Alright. With a little more time tonight, here’s more detail.
PLEASE NOTE. I make mention of other performance mods in this post, HOWEVER, this post is about header install. If you have questions or comments about Vararam or Pulsar, please send me a message or a new/ seperate post. I think we would all agree that when researching the hijack posts make it exceedingly difficult.
I bought the OBX catted from eBay. If folks have opinions about OBX, please save them. Thank you.
OBX Stainless CATTED Exhaust Header Manifold For. Catted system. OBX Racing Sports™ Stainless Steel Exhaust Header (4pcs). 2013-2021 Ram 1500 HEMI 5.7L V8. Header Type: Long Tube. All United States Military Bases, AA, AE, AP etc.
www.ebay.com
I also have the Vararam Air Grabber and the Pulsar PCM piggy back. By themselves a badass combo. Trust me. Lots of folks seem to want to doubt the Pulsar, but if I was going to do one performance mod, that would be it. Period. That was my first mod so I am confident in my statement.
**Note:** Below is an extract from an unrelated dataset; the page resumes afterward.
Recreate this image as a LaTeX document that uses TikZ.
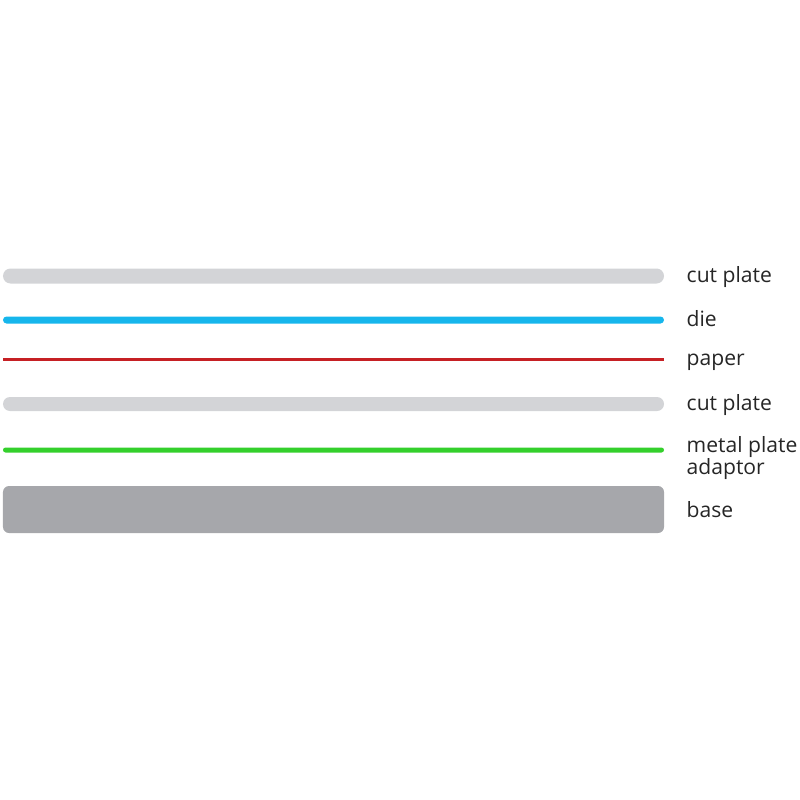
\documentclass[tikz,border=0pt]{standalone}
\usepackage{fontspec}
\setmainfont{Open Sans}
\usetikzlibrary{positioning}

\definecolor{plategray}{RGB}{211,212,215}
\definecolor{dieblue}{RGB}{22,182,236}
\definecolor{paperred}{RGB}{198,32,36}
\definecolor{adaptorgreen}{RGB}{52,208,44}
\definecolor{basegray}{RGB}{166,167,171}

\begin{document}
\begin{tikzpicture}[
      node distance=0.44cm,
      layer/.style={rectangle, inner sep=0pt, minimum width=13.22cm, draw=none},
      tag/.style={inner sep=0pt, align=left, anchor=base west, yshift=-0.13cm,
        font=\fontsize{12pt}{12.6pt}\selectfont, text=black!85}
    ]
      \useasboundingbox (0,0) rectangle (16,-16);

      % Layers, top to bottom
      \node[layer, fill=plategray, minimum height=0.3cm, rounded corners=0.15cm] (cut_top) at (6.67,-5.52) {};
      \node[layer, fill=dieblue, minimum height=0.14cm, rounded corners=0.07cm] (die) at (6.67,-6.40) {};
      \node[layer, fill=paperred, minimum height=0.06cm] (paper) at (6.67,-7.18) {};
      \node[layer, fill=plategray, minimum height=0.28cm, rounded corners=0.14cm] (cut_bottom) at (6.67,-8.08) {};
      \node[layer, fill=adaptorgreen, minimum height=0.1cm, rounded corners=0.05cm] (adaptor) at (6.67,-9.00) {};
      \node[layer, fill=basegray, minimum height=0.94cm, rounded corners=0.12cm] (base) at (6.67,-10.19) {};

      % Labels
      \node[right=of cut_top, tag] (cut_top_tag) {cut plate};
      \node[right=of die, tag] (die_tag) {die};
      \node[right=of paper, tag] (paper_tag) {paper};
      \node[right=of cut_bottom, tag] (cut_bottom_tag) {cut plate};
      \node[right=of adaptor, tag, anchor=north west, yshift=0.41cm] (adaptor_tag) {metal plate\\adaptor};
      \node[right=of base, tag, yshift=-0.02cm] (base_tag) {base};
    \end{tikzpicture}
\end{document}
As for the headers, it’s been 24 hours, but after driving 50 miles It’s better than it was yesterday and it was pretty darn good yesterday. I have had zero engine check lights/ codes. No spacers.
The sound is GREAT. Not loud if that is what you’re looking for, but I would describe it as aggressive. It’s more engine type sound than loud exhaust. It sounds hot and aggressive.
As for level of effort of installation, It’s big. Not overly difficult (relative I know), but tedious and time consuming. Unless you have experienced help, its stressful to say the very least. Having done it now, its not that stressful, but going through it the first time was.
Not sure if necessary, but we removed the engine mount bolt on one side at a time and pivoted the engine one side at a time. To jack the engine we resorted to the pulley as a jack point. Scared me, but it was fine.
The 02 sensors. The extensions you see on line will not fit the 2019. 2019 are flat 4 like a GM, but the connectors are different. We resorted to measuring each of the 4 and splicing. Not ideal, but we discovered the lack of proper extensions after the tear down.
Pay close attention to what sensor goes where before you disconnect. The are two on each side. Don’t touch the sensor tips. (Pros know this. Written fior us newbies).
O2 sensor connectors. Unique. Hard to describe, but to disconnect them you need to stick a screw driver down the top of the femal side toward the male side after disengaging the red”stop.” In other words, take your thumb nail, pull the red thing down, then stick the screwdriver in the opening on the male side (on the same vertical side as the red part, opposite end).
Dip stick. There is a bracket down by the block that holds it in place in addition to the long bracket up high on the dipstick shaft by the manifold. You can’t just pull it out like you might normallly without creating two small holes in the dipstick shaft. Don’t ask me how I know this.
The driver side header is the easiest by far. No need to disconnect the steering or shift cable. I would try installing without polling out the dipstick. If not possible, pull out the header and figure out how to remove the dipstick bracket. It looked like it’s behind the motor mount...not easy.
Manifold bolts. The stock bolts are too long for headers. Could not find them in local auto parts stores. However, based on research, 8mm 1.25 35mm 8 grade are fine. Use gold anti seize on bolts and O2 sensors.
As far as exhaust, we had to cut the pipe. However, since the cut would be in the middle of the stock resonator, we simply reversed the pipe and cut the other end. Confirmed with local muffler shop resonator is bi-directional.
I’m sure there is more. The process was stressful but fun. It took us two + days. If we did it again it would take us a day or so...just like anything you do the first time...except, well, you know.
In the end I am VERY HAPPY. Hope this helps. Good luck.